Believe it or not, the Republican Presidential race is nearly over. Mitt Romney has won. Give some parting gifts to our other candidates, and move on to the next part of the show, the national conventions and all the fun that goes along with it. So, while people are standing in line to have their picture taken with Newt for a low, low price of $50, let’s start thinking about the next act. There are always some interesting/strange parts of this, but the highlight is choosing the Vice Presidential nominee.

Mitt has some things to consider, and the person he chooses will likely represent the decisions that he has made. In 2008, for example, Obama figured that he had trouble getting votes from some Democrats, so he chose Biden. McCain knew that he had to energize his campaign, so he picked Sarah. Well, Romney not only has to use his Veep to accomplish something like that, he will also signal to the rest of us how he plans to run against Obama.

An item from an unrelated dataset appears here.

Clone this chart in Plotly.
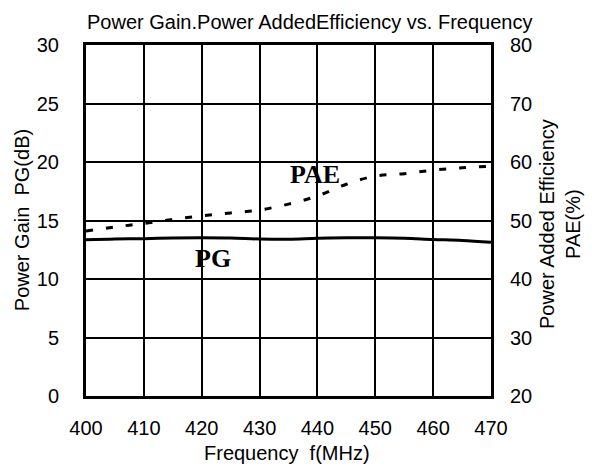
import plotly.graph_objects as go

freq = [400, 405, 410, 415, 420, 425, 430, 435, 440, 445, 450, 455, 460, 465, 470]
pg_db = [13.35, 13.42, 13.45, 13.5, 13.52, 13.5, 13.42, 13.4, 13.48, 13.52, 13.52, 13.48, 13.38, 13.3, 13.15]
pae_pct = [48.2, 48.9, 49.5, 50.2, 50.8, 51.3, 51.8, 52.8, 54.2, 56.2, 57.6, 58.0, 58.6, 59.0, 59.3]

x_ticks = [400, 410, 420, 430, 440, 450, 460, 470]
pg_ticks = [0, 5, 10, 15, 20, 25, 30]
pae_ticks = [20, 30, 40, 50, 60, 70, 80]

title_text = "Power Gain.Power AddedEfficiency vs. Frequency"
x_title = "Frequency  f(MHz)"
y_title = "Power Gain  PG(dB)"
y2_title = "Power Added Efficiency<br>PAE(%)"

SANS = "Liberation Sans, Arial, sans-serif"
SERIF = "Liberation Serif, Times New Roman, serif"
FS = 20

fig = go.Figure()
fig.add_trace(go.Scatter(x=freq, y=pg_db, mode="lines", line=dict(color="black", width=3, shape="spline"),
                         yaxis="y", showlegend=False, hoverinfo="skip"))
fig.add_trace(go.Scatter(x=freq, y=pae_pct, mode="lines", line=dict(color="black", width=3, dash="7px,13px", shape="spline"),
                         yaxis="y2", showlegend=False, hoverinfo="skip"))

fig.update_layout(
    width=592, height=468,
    margin=dict(l=86, r=101, t=45, b=72),
    paper_bgcolor="white", plot_bgcolor="white",
    font=dict(family=SANS, size=FS, color="black"),
    xaxis=dict(range=[400, 470], tickvals=x_ticks, showgrid=True, gridcolor="black", gridwidth=1.5,
               showline=True, linecolor="black", linewidth=3, mirror=True, zeroline=False,
               ticks="outside", ticklen=0, ticklabelstandoff=12,
               tickfont=dict(family=SANS, size=FS)),
    yaxis=dict(range=[0, 30], tickvals=pg_ticks, showgrid=True, gridcolor="black", gridwidth=1.5,
               showline=True, linecolor="black", linewidth=3, mirror=True, zeroline=False,
               ticks="outside", ticklen=0, ticklabelstandoff=20,
               tickfont=dict(family=SANS, size=FS)),
    yaxis2=dict(range=[20, 80], tickvals=pae_ticks, overlaying="y", side="right", showgrid=False,
                showline=False, zeroline=False, ticks="outside", ticklen=0, ticklabelstandoff=14,
                tickfont=dict(family=SANS, size=FS)),
    annotations=[
        dict(text=title_text, xref="paper", yref="paper", x=0.553, y=1.066, showarrow=False,
             xanchor="center", yanchor="middle", font=dict(family=SANS, size=20)),
        dict(text=x_title, xref="paper", yref="paper", x=0.496, y=-0.162, showarrow=False,
             xanchor="center", yanchor="middle", font=dict(family=SANS, size=FS)),
        dict(text=y_title, xref="paper", yref="paper", x=-0.158, y=0.501, showarrow=False, textangle=-90,
             xanchor="center", yanchor="middle", font=dict(family=SANS, size=FS)),
        dict(text=y2_title, xref="paper", yref="paper", x=(560 - 86) / 405, y=(396 - 224) / 351, showarrow=False,
             textangle=-90, xanchor="center", yanchor="middle", font=dict(family=SANS, size=FS)),
        dict(text="<b>PAE</b>", xref="x", yref="y", x=439.6, y=18.93, showarrow=False,
             xanchor="center", yanchor="middle", font=dict(family=SERIF, size=26)),
        dict(text="<b>PG</b>", xref="x", yref="y", x=422.0, y=11.71, showarrow=False,
             xanchor="center", yanchor="middle", font=dict(family=SERIF, size=26)),
    ],
)

fig.write_html("out.html", config={"displayModeBar": False},
               post_script="document.body.style.margin='0px';")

Will he try to get independents and suburban women in swing states to vote for him? If this is important to him, he’ll try to pick a running mate who has some likability, some charm, and some ability to generate enthusiasm outside of Utah. He’ll also try to choose someone whose issue positions are in tandem with these groups. We’ll make a couple of assumptions that will eliminate some of the possibilities. First, Mitt won’t pick someone who has a chance of going rogue. Thus, someone like Chris Christie wouldn’t get chosen. He also is unlikely to pick someone who will overshadow him the way that Kemp did in 96 or Palin did in 08. That eliminates some possibilities such as Paul Ryan or Jeb Bush. So, who are some of the possibilities?

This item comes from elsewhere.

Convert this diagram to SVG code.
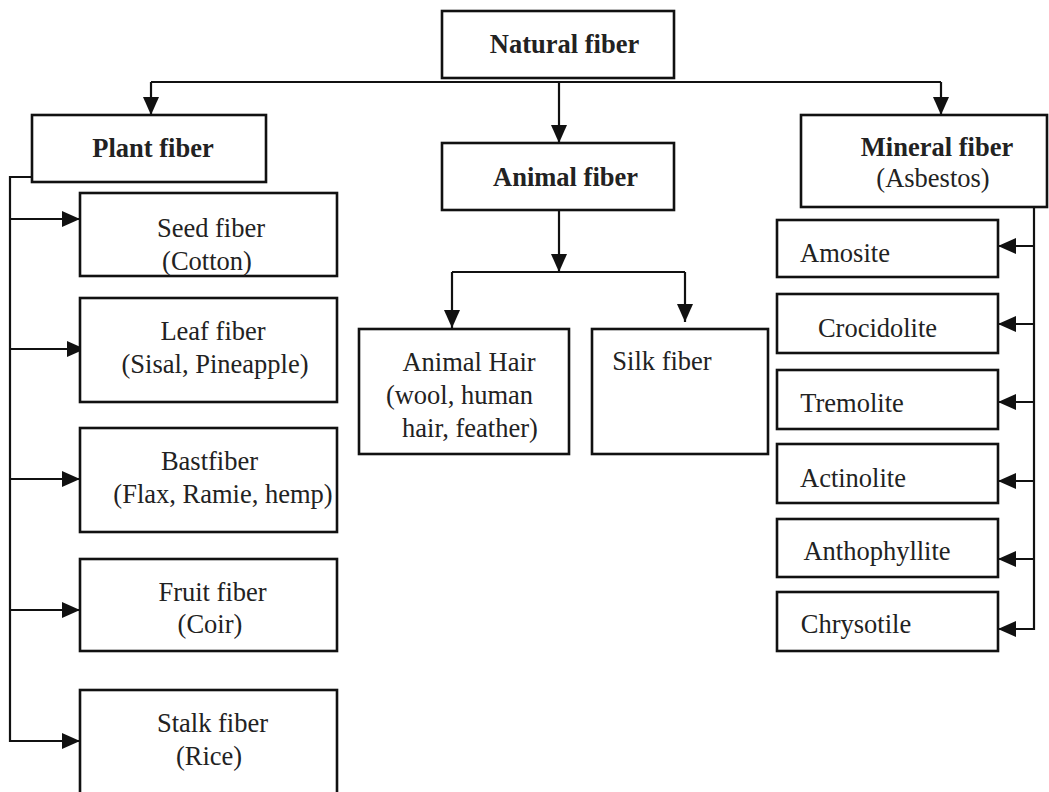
<svg xmlns="http://www.w3.org/2000/svg" width="1049" height="792" viewBox="0 0 1049 792">
<style>
.box{fill:#fff;stroke:#111;stroke-width:2.6}
.con{fill:none;stroke:#111;stroke-width:2.2}
text{font-family:"Liberation Serif","Times New Roman",serif;font-size:26.5px;fill:#222;text-anchor:middle}
.b{font-weight:bold}
</style>
<defs>
<marker id="ah" viewBox="0 0 18 16" refX="18" refY="8" markerWidth="18" markerHeight="16" markerUnits="userSpaceOnUse" orient="auto">
<path d="M0,0 L18,8 L0,16 z" fill="#111"/>
</marker>
</defs>
<rect width="1049" height="792" fill="#fff"/>
<g id="connectors">
<path class="con" d="M151,82 H941"/>
<path class="con" d="M151,82 V115" marker-end="url(#ah)"/>
<path class="con" d="M559,82 V143" marker-end="url(#ah)"/>
<path class="con" d="M941,82 V115" marker-end="url(#ah)"/>
<path class="con" d="M559,210 V272" marker-end="url(#ah)"/>
<path class="con" d="M452,272 H685"/>
<path class="con" d="M452,272 V328" marker-end="url(#ah)"/>
<path class="con" d="M685,272 V322" marker-end="url(#ah)"/>
<path class="con" d="M32,177 H10 V741 H80" marker-end="url(#ah)"/>
<path class="con" d="M10,219 H80" marker-end="url(#ah)"/>
<path class="con" d="M10,349 H85" marker-end="url(#ah)"/>
<path class="con" d="M10,479 H80" marker-end="url(#ah)"/>
<path class="con" d="M10,610 H80" marker-end="url(#ah)"/>
<path class="con" d="M1034,208 V629 H998" marker-end="url(#ah)"/>
<path class="con" d="M1034,246 H998" marker-end="url(#ah)"/>
<path class="con" d="M1034,324 H998" marker-end="url(#ah)"/>
<path class="con" d="M1034,402 H998" marker-end="url(#ah)"/>
<path class="con" d="M1034,481 H998" marker-end="url(#ah)"/>
<path class="con" d="M1034,559 H998" marker-end="url(#ah)"/>
</g>
<g id="natural"><rect class="box" x="442" y="11" width="232" height="67"/><text class="b" x="564.5" y="53">Natural fiber</text></g>
<g id="plant"><rect class="box" x="32" y="115" width="234" height="67"/><text class="b" x="153" y="157">Plant fiber</text></g>
<g id="animal"><rect class="box" x="442" y="143" width="232" height="67"/><text class="b" x="565.5" y="186">Animal fiber</text></g>
<g id="mineral"><rect class="box" x="801" y="115" width="246" height="92"/><text class="b" x="937" y="156">Mineral fiber</text><text x="933" y="187">(Asbestos)</text></g>
<g id="seed"><rect class="box" x="80" y="193" width="257" height="83"/><text x="211" y="237">Seed fiber</text><text x="207" y="270">(Cotton)</text></g>
<g id="leaf"><rect class="box" x="80" y="298" width="257" height="104"/><text x="213" y="340">Leaf fiber</text><text x="215" y="373">(Sisal, Pineapple)</text></g>
<g id="bast"><rect class="box" x="80" y="428" width="257" height="104"/><text x="209.5" y="470">Bastfiber</text><text x="223" y="503">(Flax, Ramie, hemp)</text></g>
<g id="fruit"><rect class="box" x="80" y="559" width="257" height="92"/><text x="212.5" y="601">Fruit fiber</text><text x="210" y="633">(Coir)</text></g>
<g id="stalk"><rect class="box" x="80" y="690" width="257" height="115"/><text x="212.5" y="732">Stalk fiber</text><text x="209" y="765">(Rice)</text></g>
<g id="hair"><rect class="box" x="359" y="329" width="210" height="125"/><text x="469" y="371">Animal Hair</text><text x="459.5" y="404">(wool, human</text><text x="470" y="437">hair, feather)</text></g>
<g id="silk"><rect class="box" x="592" y="329" width="176" height="125"/><text x="662" y="370">Silk fiber</text></g>
<g id="amosite"><rect class="box" x="777" y="220" width="221" height="57"/><text x="845" y="262">Amosite</text></g>
<g id="crocidolite"><rect class="box" x="777" y="294" width="221" height="59"/><text x="877.5" y="337">Crocidolite</text></g>
<g id="tremolite"><rect class="box" x="777" y="370" width="221" height="59"/><text x="852" y="412">Tremolite</text></g>
<g id="actinolite"><rect class="box" x="777" y="444" width="221" height="59"/><text x="853" y="487">Actinolite</text></g>
<g id="anthophyllite"><rect class="box" x="777" y="519" width="221" height="58"/><text x="877" y="560">Anthophyllite</text></g>
<g id="chrysotile"><rect class="box" x="777" y="592" width="221" height="59"/><text x="856" y="633">Chrysotile</text></g>
</svg>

• Kelly Ayotte – New Hampshire Senator. She is intelligent, personable, isn’t regarded as strident. Problems arethat she’s from New England, like Romney and she’s in her first term as Senator.

• Susana Martinez – New Mexico Governor. She’s Hispanic, which could help with this demographic group. As governor of a blue state, she has shown that she can get Democratic votes. She is a first-term governor of a small state; sometimes that doesn’t work out as well as might be hoped for by the presidential candidate.

• Tom Corbett – Pennsylvania Governor. He’s a popular governor in a Rust Belt state. His main problem may be that he has some linkage to the Penn State situation, which may explode even more between now and the fall.
All of the above are Catholic.

Or instead, will he try to solidify his support in the Border States and Dixie? Mitt has thus far shown himself to gain enthusiasm among the electorate in these states. Typically, he receives between 25-30% of the primary votes in each state. This isn’t too important in the Deep South; I assume Mitt will still defeat Obama in those. However, without the support of these voters in states like Virginia, North Carolina, Georgia, and Missouri, his lack of conservative support may be crucial. So, should he try to solidify that support with his Veep selection and fight the election in the Rust Belt? Here are some choices that might increase his support here:

• Bobby Jindal – Louisiana Governor – I’ve been leading the cheers for Bobby here for a while now here, so I won’t bore you with the reasons again. As I’ve said, his biggest drawbacks are that he has no interpersonal skills, and that some of his positions may not play too well outside of this region. He’s Catholic.

• Rand Paul – Senator from Kentucky. His nomination would inspire enthusiasm from young activists and would solidify conservatives behind the team. I’d guess that it might be a problem keeping Rand from going rogue or associating him too closely with some of his father’s positions.

• Nikki Haley – South Carolina Governor. She is attractive, intelligent, and charming. Her popularity in the state seems to be on at least a temporary decline because of an issue position on harbors that she has taken. Another first-term governor of a small state, this might make her less able to deal with the Washington media.

Wild Card choices:

• Tim Pawlenty – Ex-Governor of Minnesota. Left the Presidential race after the Ames Straw poll. His soft-spoken manner may make him not the best choice when challenging an incumbent, but he may be one of the best at securing support in the upper Midwest.

• Marco Rubio – Florida Senator. Marco is a Tea Party favorite; his nomination could make Florida solidly Republican. Problems for him are that he’s Hispanic, he may have once been a Mormon, and he’s in his first Senate term.